You then basically have to walk back the way you came. Walking back seemed to be easier as we knew what to expect. It didn’t feel anywhere near as long a walk as we took to get there. We then headed back to the old railway path which starts beside Incline Cottage.
There is a reason it is called that! It is literally a 1.5-mile walk back constantly walking uphill. It’s not steep so that you struggle to breathe it’s just monotonous. If you have the energy it’s worth having a short walk in the village of Goathland. It was the setting of the fictional village of Aidensfield in the Heartbeat TV series that was set in the 1960s. If you watched the programme some of the landmarks may be familiar to you.
North of the village of the Mallyan hotel which has a path down to Mallyan Spout waterfall. This is the walk we did in the morning and it is an easier waterfall to access (although not without its challenges). You can read my post by clicking this link.
Beck Hole and Thomason Foss FAQ & Further Information
Address: Goathland, Whitby YO22 5LX, North Yorkshire – This takes you to Goathland Post Office which is almost directly opposite the entrance for the public car park. For some reason the car park doesn’t show on Google Maps but the puclic toilets do.
Category: Great Outdoors – Suitable for all ages
What are the ticket prices?
FREE. The only charge is to park.
What are the main facilities and things to do?

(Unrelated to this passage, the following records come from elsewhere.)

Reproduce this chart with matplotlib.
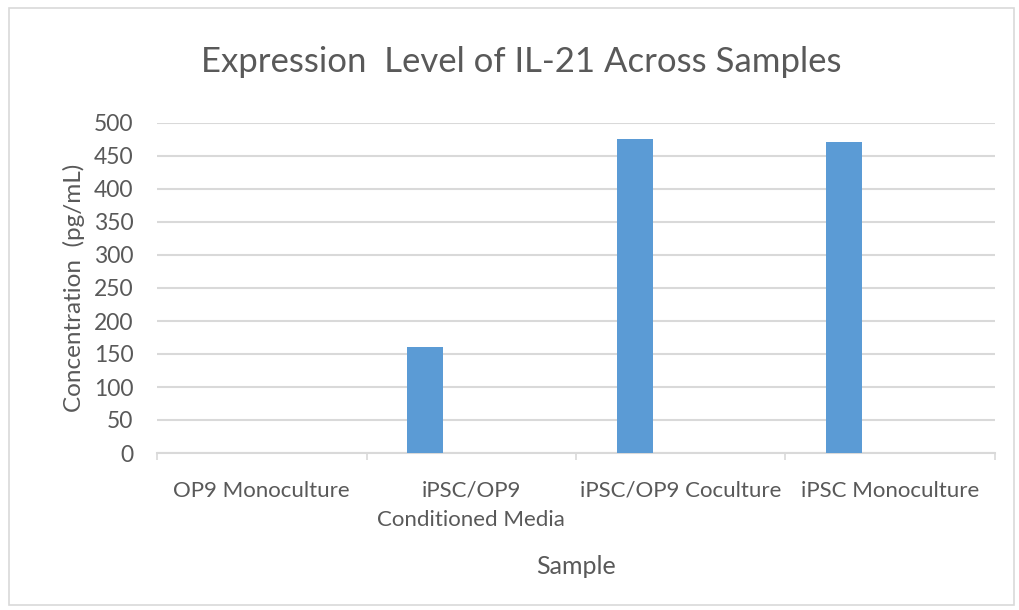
import matplotlib.pyplot as plt
from matplotlib.patches import Rectangle
import numpy as np

# data
samples = ["OP9 Monoculture", "iPSC/OP9\nConditioned Media",
           "iPSC/OP9 Coculture", "iPSC Monoculture"]
concentration = [0, 160, 475, 471]
y_ticks = [0, 50, 100, 150, 200, 250, 300, 350, 400, 450, 500]

plt.rcParams['font.family'] = ['Lato', 'DejaVu Sans']
text_grey = '#595959'
grid_grey = '#d9d9d9'
bar_blue = '#5b9bd5'

fig = plt.figure(figsize=(10.2, 6.1), dpi=100)
ax = fig.add_axes([157/1020, 1 - 453/610, (995 - 157)/1020, (453 - 123)/610])

x = np.arange(len(samples))
# bars sit left of category centre, like the original Excel chart
ax.bar(x - 0.22, concentration, width=0.173, color=bar_blue, zorder=3)

ax.set_xlim(-0.5, len(samples) - 0.5)
ax.set_ylim(0, 500)
ax.set_yticks(y_ticks)
ax.set_xticks(x)
ax.set_xticklabels(samples, fontsize=16, color=text_grey, linespacing=1.6)
ax.set_xticks(np.arange(len(samples) + 1) - 0.5, minor=True)
ax.tick_params(axis='x', which='major', length=0, pad=20)
ax.tick_params(axis='x', which='minor', length=5, color=grid_grey, width=1.2)
ax.tick_params(axis='y', length=0, labelsize=16.5, labelcolor=text_grey, pad=17)

ax.yaxis.grid(True, color=grid_grey, linewidth=1.5, zorder=0)
for side in ['top', 'right', 'left']:
    ax.spines[side].set_visible(False)
ax.spines['bottom'].set_color(grid_grey)
ax.spines['bottom'].set_linewidth(1.5)

ax.set_ylabel('Concentration  (pg/mL)', fontsize=17.5, color=text_grey, labelpad=6)
ax.set_xlabel('Sample', fontsize=18, color=text_grey, labelpad=18)

fig.text(521/1020, 1 - 62/610, 'Expression  Level of IL-21 Across Samples',
         ha='center', va='center', fontsize=25, color=text_grey)

# outer chart border
fig.patches.append(Rectangle((9/1020, 5/610), 1005/1020, 597/610,
                             transform=fig.transFigure, fill=False,
                             edgecolor='#d9d9d9', linewidth=1.2))

fig.savefig('out.png', dpi=100)
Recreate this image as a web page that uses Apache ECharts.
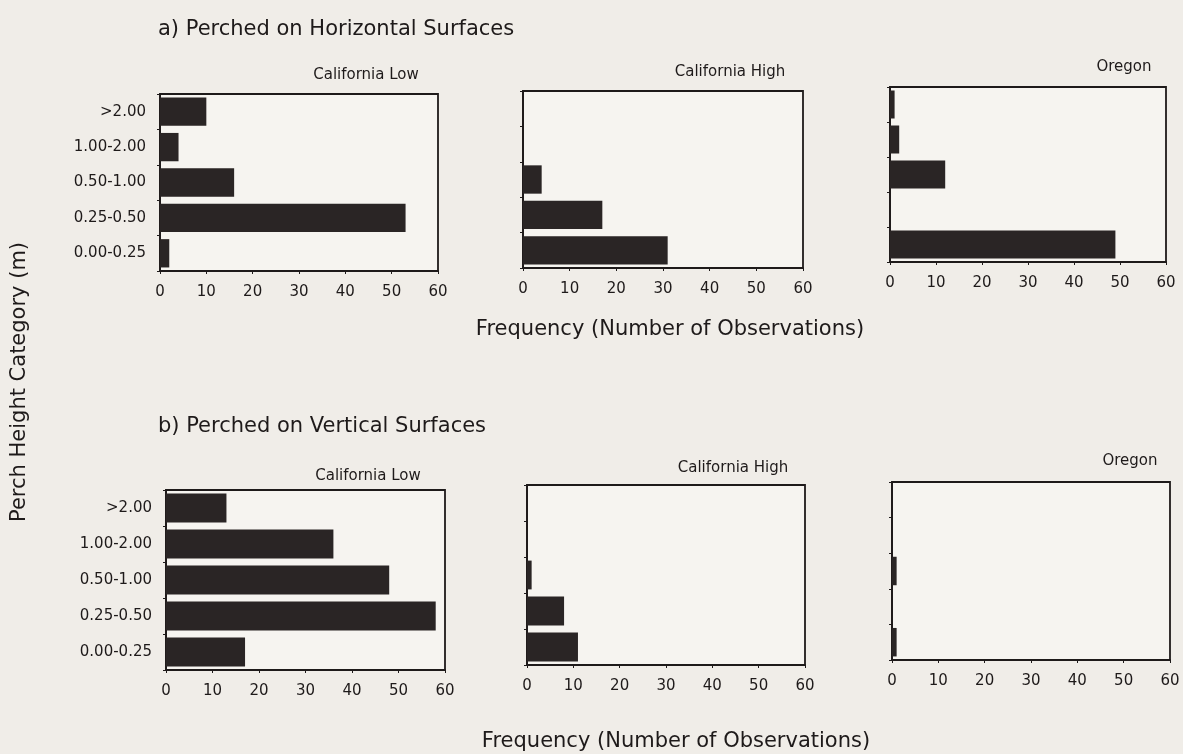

Walk on a disused railway from Goathland to Beck Hole, with information on how to get to Thomason Foss waterfall. There are public toilets at Goathland with shops, tearooms and pubs. There is a small inn in Beck Hole.
When are they open?
You can visit all year round
Is there food available?
Yes, you can purchase food and drinks in Goathland.
Is there parking?
Yes, there is a public car park where charges apply.
Are they dog friendly?
Dogs are welcome.
Are they accessible?
No. The pathway is not suitable for wheelchairs or puschairs.